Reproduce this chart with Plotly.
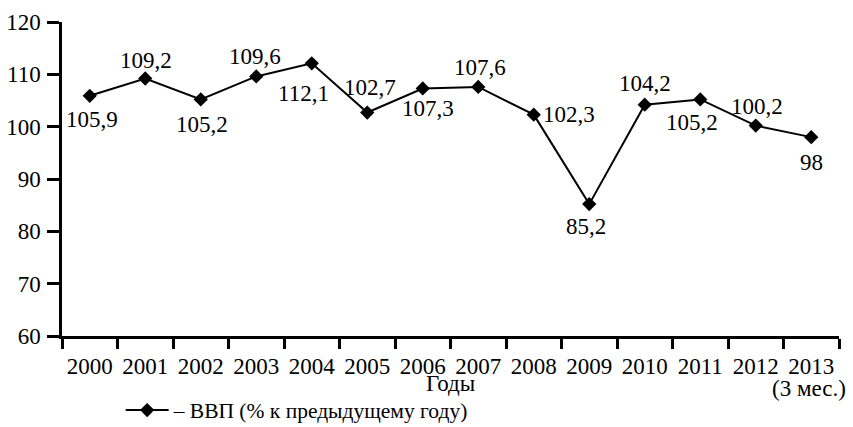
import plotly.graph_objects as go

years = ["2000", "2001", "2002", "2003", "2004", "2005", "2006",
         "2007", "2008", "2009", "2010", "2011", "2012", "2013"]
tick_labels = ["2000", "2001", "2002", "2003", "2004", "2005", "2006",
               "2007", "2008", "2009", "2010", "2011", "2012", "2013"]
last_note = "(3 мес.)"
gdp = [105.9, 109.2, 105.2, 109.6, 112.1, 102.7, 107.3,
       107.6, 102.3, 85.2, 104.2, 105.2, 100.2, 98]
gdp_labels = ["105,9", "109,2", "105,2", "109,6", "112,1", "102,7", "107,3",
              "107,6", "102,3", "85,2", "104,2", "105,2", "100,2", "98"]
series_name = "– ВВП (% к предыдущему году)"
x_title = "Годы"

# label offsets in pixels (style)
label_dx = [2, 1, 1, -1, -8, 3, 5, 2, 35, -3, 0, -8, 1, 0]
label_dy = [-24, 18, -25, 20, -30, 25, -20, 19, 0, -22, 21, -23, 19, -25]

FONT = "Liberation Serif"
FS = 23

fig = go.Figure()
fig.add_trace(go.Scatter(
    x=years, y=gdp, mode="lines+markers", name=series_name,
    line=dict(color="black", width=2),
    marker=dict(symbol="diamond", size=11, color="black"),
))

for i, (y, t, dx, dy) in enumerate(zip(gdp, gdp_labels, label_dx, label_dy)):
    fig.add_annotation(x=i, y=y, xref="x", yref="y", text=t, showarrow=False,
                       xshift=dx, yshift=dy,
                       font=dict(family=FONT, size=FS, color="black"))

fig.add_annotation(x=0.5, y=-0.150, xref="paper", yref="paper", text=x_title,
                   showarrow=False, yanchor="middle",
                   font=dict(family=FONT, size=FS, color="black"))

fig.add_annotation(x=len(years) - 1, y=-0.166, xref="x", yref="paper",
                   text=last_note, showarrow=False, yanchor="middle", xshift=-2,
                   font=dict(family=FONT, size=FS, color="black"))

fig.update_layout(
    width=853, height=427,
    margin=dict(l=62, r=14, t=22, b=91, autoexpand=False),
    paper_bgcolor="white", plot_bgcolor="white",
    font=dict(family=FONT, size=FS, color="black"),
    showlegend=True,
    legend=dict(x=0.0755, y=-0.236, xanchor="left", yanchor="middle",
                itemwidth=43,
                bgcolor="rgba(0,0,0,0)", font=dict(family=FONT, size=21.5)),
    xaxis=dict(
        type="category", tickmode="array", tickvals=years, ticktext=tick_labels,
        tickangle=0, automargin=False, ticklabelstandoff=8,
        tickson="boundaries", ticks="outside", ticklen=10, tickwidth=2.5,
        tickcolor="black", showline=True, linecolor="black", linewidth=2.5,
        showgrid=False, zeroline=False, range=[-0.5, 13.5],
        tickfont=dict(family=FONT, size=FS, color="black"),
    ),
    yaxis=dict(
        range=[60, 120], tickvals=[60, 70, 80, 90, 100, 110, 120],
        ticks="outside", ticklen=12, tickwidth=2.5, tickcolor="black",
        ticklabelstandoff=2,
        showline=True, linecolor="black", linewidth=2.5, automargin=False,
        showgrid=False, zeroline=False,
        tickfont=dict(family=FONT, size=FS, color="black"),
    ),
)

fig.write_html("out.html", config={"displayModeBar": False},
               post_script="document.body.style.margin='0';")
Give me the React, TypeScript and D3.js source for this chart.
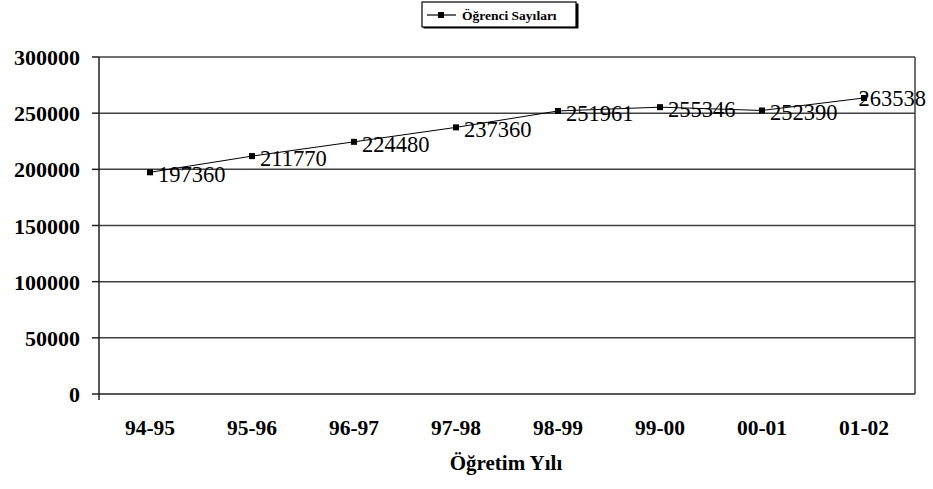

........

**Exercise**: From the listing above, print every entry precisely and drop the pictures.

**Answer to this task**:
Reproduce this chart with Plotly.
import plotly.graph_objects as go

years = ["2000", "2001", "2002", "2003", "2004", "2005", "2006",
         "2007", "2008", "2009", "2010", "2011", "2012", "2013"]
tick_labels = ["2000", "2001", "2002", "2003", "2004", "2005", "2006",
               "2007", "2008", "2009", "2010", "2011", "2012", "2013"]
last_note = "(3 мес.)"
gdp = [105.9, 109.2, 105.2, 109.6, 112.1, 102.7, 107.3,
       107.6, 102.3, 85.2, 104.2, 105.2, 100.2, 98]
gdp_labels = ["105,9", "109,2", "105,2", "109,6", "112,1", "102,7", "107,3",
              "107,6", "102,3", "85,2", "104,2", "105,2", "100,2", "98"]
series_name = "– ВВП (% к предыдущему году)"
x_title = "Годы"

# label offsets in pixels (style)
label_dx = [2, 1, 1, -1, -8, 3, 5, 2, 35, -3, 0, -8, 1, 0]
label_dy = [-24, 18, -25, 20, -30, 25, -20, 19, 0, -22, 21, -23, 19, -25]

FONT = "Liberation Serif"
FS = 23

fig = go.Figure()
fig.add_trace(go.Scatter(
    x=years, y=gdp, mode="lines+markers", name=series_name,
    line=dict(color="black", width=2),
    marker=dict(symbol="diamond", size=11, color="black"),
))

for i, (y, t, dx, dy) in enumerate(zip(gdp, gdp_labels, label_dx, label_dy)):
    fig.add_annotation(x=i, y=y, xref="x", yref="y", text=t, showarrow=False,
                       xshift=dx, yshift=dy,
                       font=dict(family=FONT, size=FS, color="black"))

fig.add_annotation(x=0.5, y=-0.150, xref="paper", yref="paper", text=x_title,
                   showarrow=False, yanchor="middle",
                   font=dict(family=FONT, size=FS, color="black"))

fig.add_annotation(x=len(years) - 1, y=-0.166, xref="x", yref="paper",
                   text=last_note, showarrow=False, yanchor="middle", xshift=-2,
                   font=dict(family=FONT, size=FS, color="black"))

fig.update_layout(
    width=853, height=427,
    margin=dict(l=62, r=14, t=22, b=91, autoexpand=False),
    paper_bgcolor="white", plot_bgcolor="white",
    font=dict(family=FONT, size=FS, color="black"),
    showlegend=True,
    legend=dict(x=0.0755, y=-0.236, xanchor="left", yanchor="middle",
                itemwidth=43,
                bgcolor="rgba(0,0,0,0)", font=dict(family=FONT, size=21.5)),
    xaxis=dict(
        type="category", tickmode="array", tickvals=years, ticktext=tick_labels,
        tickangle=0, automargin=False, ticklabelstandoff=8,
        tickson="boundaries", ticks="outside", ticklen=10, tickwidth=2.5,
        tickcolor="black", showline=True, linecolor="black", linewidth=2.5,
        showgrid=False, zeroline=False, range=[-0.5, 13.5],
        tickfont=dict(family=FONT, size=FS, color="black"),
    ),
    yaxis=dict(
        range=[60, 120], tickvals=[60, 70, 80, 90, 100, 110, 120],
        ticks="outside", ticklen=12, tickwidth=2.5, tickcolor="black",
        ticklabelstandoff=2,
        showline=True, linecolor="black", linewidth=2.5, automargin=False,
        showgrid=False, zeroline=False,
        tickfont=dict(family=FONT, size=FS, color="black"),
    ),
)

fig.write_html("out.html", config={"displayModeBar": False},
               post_script="document.body.style.margin='0';")
Give me the React, TypeScript and D3.js source for this chart.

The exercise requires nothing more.